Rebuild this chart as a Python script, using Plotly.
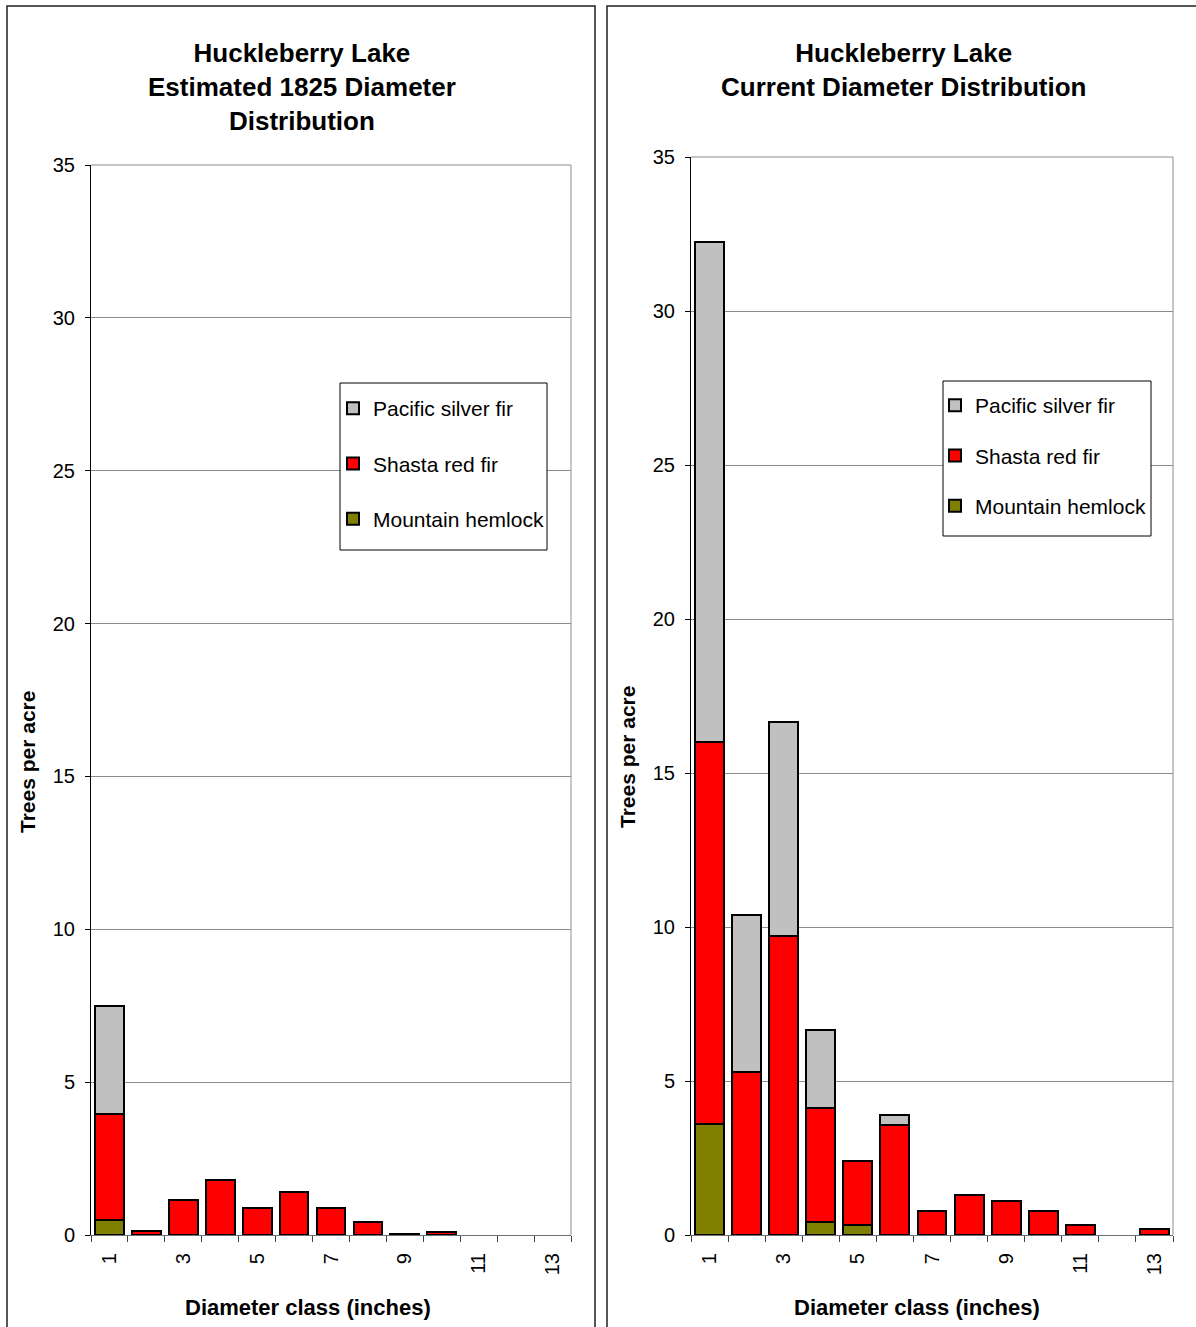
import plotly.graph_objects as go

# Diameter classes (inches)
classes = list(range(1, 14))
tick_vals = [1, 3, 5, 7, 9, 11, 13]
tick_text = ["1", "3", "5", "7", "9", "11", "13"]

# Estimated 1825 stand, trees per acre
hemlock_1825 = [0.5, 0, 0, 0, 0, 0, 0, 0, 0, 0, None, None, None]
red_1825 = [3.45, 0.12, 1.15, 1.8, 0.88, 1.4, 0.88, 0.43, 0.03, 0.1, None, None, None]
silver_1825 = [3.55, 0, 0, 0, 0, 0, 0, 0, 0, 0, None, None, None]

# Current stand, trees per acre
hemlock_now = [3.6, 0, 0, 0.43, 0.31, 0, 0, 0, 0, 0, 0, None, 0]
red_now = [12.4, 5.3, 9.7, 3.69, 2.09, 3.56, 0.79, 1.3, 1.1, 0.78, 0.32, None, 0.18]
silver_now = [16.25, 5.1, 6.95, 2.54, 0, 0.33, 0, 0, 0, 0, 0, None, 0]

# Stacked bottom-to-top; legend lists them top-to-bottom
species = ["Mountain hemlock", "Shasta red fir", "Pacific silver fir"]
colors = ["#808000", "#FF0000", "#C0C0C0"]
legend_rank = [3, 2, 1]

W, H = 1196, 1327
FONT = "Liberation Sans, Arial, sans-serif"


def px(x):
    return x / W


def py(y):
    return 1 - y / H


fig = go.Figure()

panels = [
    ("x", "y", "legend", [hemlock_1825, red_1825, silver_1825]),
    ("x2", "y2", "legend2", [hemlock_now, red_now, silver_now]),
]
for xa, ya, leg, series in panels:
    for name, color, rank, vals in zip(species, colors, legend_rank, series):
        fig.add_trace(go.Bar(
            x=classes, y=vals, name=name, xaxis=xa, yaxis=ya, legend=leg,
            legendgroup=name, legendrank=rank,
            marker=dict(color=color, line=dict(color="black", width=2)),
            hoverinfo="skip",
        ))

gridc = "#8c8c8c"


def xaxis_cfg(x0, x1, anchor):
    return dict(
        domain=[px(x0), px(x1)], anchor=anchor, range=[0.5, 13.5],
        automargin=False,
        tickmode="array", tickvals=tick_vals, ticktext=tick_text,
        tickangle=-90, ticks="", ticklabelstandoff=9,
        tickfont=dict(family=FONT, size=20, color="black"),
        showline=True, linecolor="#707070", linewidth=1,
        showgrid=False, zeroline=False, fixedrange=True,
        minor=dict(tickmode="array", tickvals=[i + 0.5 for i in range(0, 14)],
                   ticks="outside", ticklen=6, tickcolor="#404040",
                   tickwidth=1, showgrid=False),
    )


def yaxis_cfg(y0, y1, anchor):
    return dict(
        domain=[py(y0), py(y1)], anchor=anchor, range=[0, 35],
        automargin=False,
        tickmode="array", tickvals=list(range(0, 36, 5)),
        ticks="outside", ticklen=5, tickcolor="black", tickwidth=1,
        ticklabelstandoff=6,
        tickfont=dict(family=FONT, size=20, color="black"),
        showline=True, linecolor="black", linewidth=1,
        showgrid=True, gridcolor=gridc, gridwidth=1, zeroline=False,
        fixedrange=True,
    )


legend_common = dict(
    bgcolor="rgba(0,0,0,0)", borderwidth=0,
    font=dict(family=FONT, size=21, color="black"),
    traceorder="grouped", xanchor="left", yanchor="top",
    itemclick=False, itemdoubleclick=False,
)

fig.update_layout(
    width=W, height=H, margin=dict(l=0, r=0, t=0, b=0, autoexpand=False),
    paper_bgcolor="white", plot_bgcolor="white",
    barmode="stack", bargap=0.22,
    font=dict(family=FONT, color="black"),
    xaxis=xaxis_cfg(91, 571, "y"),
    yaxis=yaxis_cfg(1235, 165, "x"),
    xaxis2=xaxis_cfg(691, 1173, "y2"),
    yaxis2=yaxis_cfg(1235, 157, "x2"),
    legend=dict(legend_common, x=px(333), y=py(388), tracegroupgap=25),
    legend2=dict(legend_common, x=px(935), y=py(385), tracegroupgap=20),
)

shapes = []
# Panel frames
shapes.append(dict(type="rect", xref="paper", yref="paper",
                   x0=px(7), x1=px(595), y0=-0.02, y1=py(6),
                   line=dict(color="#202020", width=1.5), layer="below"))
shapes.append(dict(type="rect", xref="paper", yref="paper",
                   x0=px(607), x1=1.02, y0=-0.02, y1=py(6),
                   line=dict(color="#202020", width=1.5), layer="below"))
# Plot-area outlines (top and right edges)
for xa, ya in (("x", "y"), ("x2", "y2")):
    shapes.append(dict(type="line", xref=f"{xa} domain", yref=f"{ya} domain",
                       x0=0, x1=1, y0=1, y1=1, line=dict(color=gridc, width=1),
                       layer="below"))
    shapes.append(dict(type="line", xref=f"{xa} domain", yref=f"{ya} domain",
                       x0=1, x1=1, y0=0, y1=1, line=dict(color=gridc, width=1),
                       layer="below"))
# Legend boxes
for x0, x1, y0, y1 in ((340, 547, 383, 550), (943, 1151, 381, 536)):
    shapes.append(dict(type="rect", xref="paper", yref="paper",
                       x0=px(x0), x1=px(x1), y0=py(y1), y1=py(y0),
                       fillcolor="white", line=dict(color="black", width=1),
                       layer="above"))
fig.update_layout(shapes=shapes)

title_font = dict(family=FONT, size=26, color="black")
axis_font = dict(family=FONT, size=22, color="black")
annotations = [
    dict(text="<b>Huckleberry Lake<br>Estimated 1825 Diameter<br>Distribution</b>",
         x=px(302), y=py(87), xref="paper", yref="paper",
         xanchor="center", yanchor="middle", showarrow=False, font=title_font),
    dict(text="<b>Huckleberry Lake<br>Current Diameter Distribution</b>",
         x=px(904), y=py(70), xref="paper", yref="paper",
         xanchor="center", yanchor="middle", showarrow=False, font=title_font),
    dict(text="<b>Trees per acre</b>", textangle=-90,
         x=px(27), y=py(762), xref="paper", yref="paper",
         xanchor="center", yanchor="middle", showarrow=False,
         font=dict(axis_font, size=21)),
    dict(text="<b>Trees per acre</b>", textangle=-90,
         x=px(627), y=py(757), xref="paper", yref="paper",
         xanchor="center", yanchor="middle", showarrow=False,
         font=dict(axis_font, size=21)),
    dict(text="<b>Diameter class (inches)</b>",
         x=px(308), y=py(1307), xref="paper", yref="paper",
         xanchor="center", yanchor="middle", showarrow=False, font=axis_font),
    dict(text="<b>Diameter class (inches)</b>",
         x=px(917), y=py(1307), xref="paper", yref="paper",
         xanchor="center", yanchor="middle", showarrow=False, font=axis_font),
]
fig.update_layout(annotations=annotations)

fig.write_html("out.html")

-.-.-

» **Exercise description**
From start to finish, output the listing exactly, but omit its pictures.

» **Output**
Rebuild this chart as a Python script, using Plotly.
import plotly.graph_objects as go

# Diameter classes (inches)
classes = list(range(1, 14))
tick_vals = [1, 3, 5, 7, 9, 11, 13]
tick_text = ["1", "3", "5", "7", "9", "11", "13"]

# Estimated 1825 stand, trees per acre
hemlock_1825 = [0.5, 0, 0, 0, 0, 0, 0, 0, 0, 0, None, None, None]
red_1825 = [3.45, 0.12, 1.15, 1.8, 0.88, 1.4, 0.88, 0.43, 0.03, 0.1, None, None, None]
silver_1825 = [3.55, 0, 0, 0, 0, 0, 0, 0, 0, 0, None, None, None]

# Current stand, trees per acre
hemlock_now = [3.6, 0, 0, 0.43, 0.31, 0, 0, 0, 0, 0, 0, None, 0]
red_now = [12.4, 5.3, 9.7, 3.69, 2.09, 3.56, 0.79, 1.3, 1.1, 0.78, 0.32, None, 0.18]
silver_now = [16.25, 5.1, 6.95, 2.54, 0, 0.33, 0, 0, 0, 0, 0, None, 0]

# Stacked bottom-to-top; legend lists them top-to-bottom
species = ["Mountain hemlock", "Shasta red fir", "Pacific silver fir"]
colors = ["#808000", "#FF0000", "#C0C0C0"]
legend_rank = [3, 2, 1]

W, H = 1196, 1327
FONT = "Liberation Sans, Arial, sans-serif"


def px(x):
    return x / W


def py(y):
    return 1 - y / H


fig = go.Figure()

panels = [
    ("x", "y", "legend", [hemlock_1825, red_1825, silver_1825]),
    ("x2", "y2", "legend2", [hemlock_now, red_now, silver_now]),
]
for xa, ya, leg, series in panels:
    for name, color, rank, vals in zip(species, colors, legend_rank, series):
        fig.add_trace(go.Bar(
            x=classes, y=vals, name=name, xaxis=xa, yaxis=ya, legend=leg,
            legendgroup=name, legendrank=rank,
            marker=dict(color=color, line=dict(color="black", width=2)),
            hoverinfo="skip",
        ))

gridc = "#8c8c8c"


def xaxis_cfg(x0, x1, anchor):
    return dict(
        domain=[px(x0), px(x1)], anchor=anchor, range=[0.5, 13.5],
        automargin=False,
        tickmode="array", tickvals=tick_vals, ticktext=tick_text,
        tickangle=-90, ticks="", ticklabelstandoff=9,
        tickfont=dict(family=FONT, size=20, color="black"),
        showline=True, linecolor="#707070", linewidth=1,
        showgrid=False, zeroline=False, fixedrange=True,
        minor=dict(tickmode="array", tickvals=[i + 0.5 for i in range(0, 14)],
                   ticks="outside", ticklen=6, tickcolor="#404040",
                   tickwidth=1, showgrid=False),
    )


def yaxis_cfg(y0, y1, anchor):
    return dict(
        domain=[py(y0), py(y1)], anchor=anchor, range=[0, 35],
        automargin=False,
        tickmode="array", tickvals=list(range(0, 36, 5)),
        ticks="outside", ticklen=5, tickcolor="black", tickwidth=1,
        ticklabelstandoff=6,
        tickfont=dict(family=FONT, size=20, color="black"),
        showline=True, linecolor="black", linewidth=1,
        showgrid=True, gridcolor=gridc, gridwidth=1, zeroline=False,
        fixedrange=True,
    )


legend_common = dict(
    bgcolor="rgba(0,0,0,0)", borderwidth=0,
    font=dict(family=FONT, size=21, color="black"),
    traceorder="grouped", xanchor="left", yanchor="top",
    itemclick=False, itemdoubleclick=False,
)

fig.update_layout(
    width=W, height=H, margin=dict(l=0, r=0, t=0, b=0, autoexpand=False),
    paper_bgcolor="white", plot_bgcolor="white",
    barmode="stack", bargap=0.22,
    font=dict(family=FONT, color="black"),
    xaxis=xaxis_cfg(91, 571, "y"),
    yaxis=yaxis_cfg(1235, 165, "x"),
    xaxis2=xaxis_cfg(691, 1173, "y2"),
    yaxis2=yaxis_cfg(1235, 157, "x2"),
    legend=dict(legend_common, x=px(333), y=py(388), tracegroupgap=25),
    legend2=dict(legend_common, x=px(935), y=py(385), tracegroupgap=20),
)

shapes = []
# Panel frames
shapes.append(dict(type="rect", xref="paper", yref="paper",
                   x0=px(7), x1=px(595), y0=-0.02, y1=py(6),
                   line=dict(color="#202020", width=1.5), layer="below"))
shapes.append(dict(type="rect", xref="paper", yref="paper",
                   x0=px(607), x1=1.02, y0=-0.02, y1=py(6),
                   line=dict(color="#202020", width=1.5), layer="below"))
# Plot-area outlines (top and right edges)
for xa, ya in (("x", "y"), ("x2", "y2")):
    shapes.append(dict(type="line", xref=f"{xa} domain", yref=f"{ya} domain",
                       x0=0, x1=1, y0=1, y1=1, line=dict(color=gridc, width=1),
                       layer="below"))
    shapes.append(dict(type="line", xref=f"{xa} domain", yref=f"{ya} domain",
                       x0=1, x1=1, y0=0, y1=1, line=dict(color=gridc, width=1),
                       layer="below"))
# Legend boxes
for x0, x1, y0, y1 in ((340, 547, 383, 550), (943, 1151, 381, 536)):
    shapes.append(dict(type="rect", xref="paper", yref="paper",
                       x0=px(x0), x1=px(x1), y0=py(y1), y1=py(y0),
                       fillcolor="white", line=dict(color="black", width=1),
                       layer="above"))
fig.update_layout(shapes=shapes)

title_font = dict(family=FONT, size=26, color="black")
axis_font = dict(family=FONT, size=22, color="black")
annotations = [
    dict(text="<b>Huckleberry Lake<br>Estimated 1825 Diameter<br>Distribution</b>",
         x=px(302), y=py(87), xref="paper", yref="paper",
         xanchor="center", yanchor="middle", showarrow=False, font=title_font),
    dict(text="<b>Huckleberry Lake<br>Current Diameter Distribution</b>",
         x=px(904), y=py(70), xref="paper", yref="paper",
         xanchor="center", yanchor="middle", showarrow=False, font=title_font),
    dict(text="<b>Trees per acre</b>", textangle=-90,
         x=px(27), y=py(762), xref="paper", yref="paper",
         xanchor="center", yanchor="middle", showarrow=False,
         font=dict(axis_font, size=21)),
    dict(text="<b>Trees per acre</b>", textangle=-90,
         x=px(627), y=py(757), xref="paper", yref="paper",
         xanchor="center", yanchor="middle", showarrow=False,
         font=dict(axis_font, size=21)),
    dict(text="<b>Diameter class (inches)</b>",
         x=px(308), y=py(1307), xref="paper", yref="paper",
         xanchor="center", yanchor="middle", showarrow=False, font=axis_font),
    dict(text="<b>Diameter class (inches)</b>",
         x=px(917), y=py(1307), xref="paper", yref="paper",
         xanchor="center", yanchor="middle", showarrow=False, font=axis_font),
]
fig.update_layout(annotations=annotations)

fig.write_html("out.html")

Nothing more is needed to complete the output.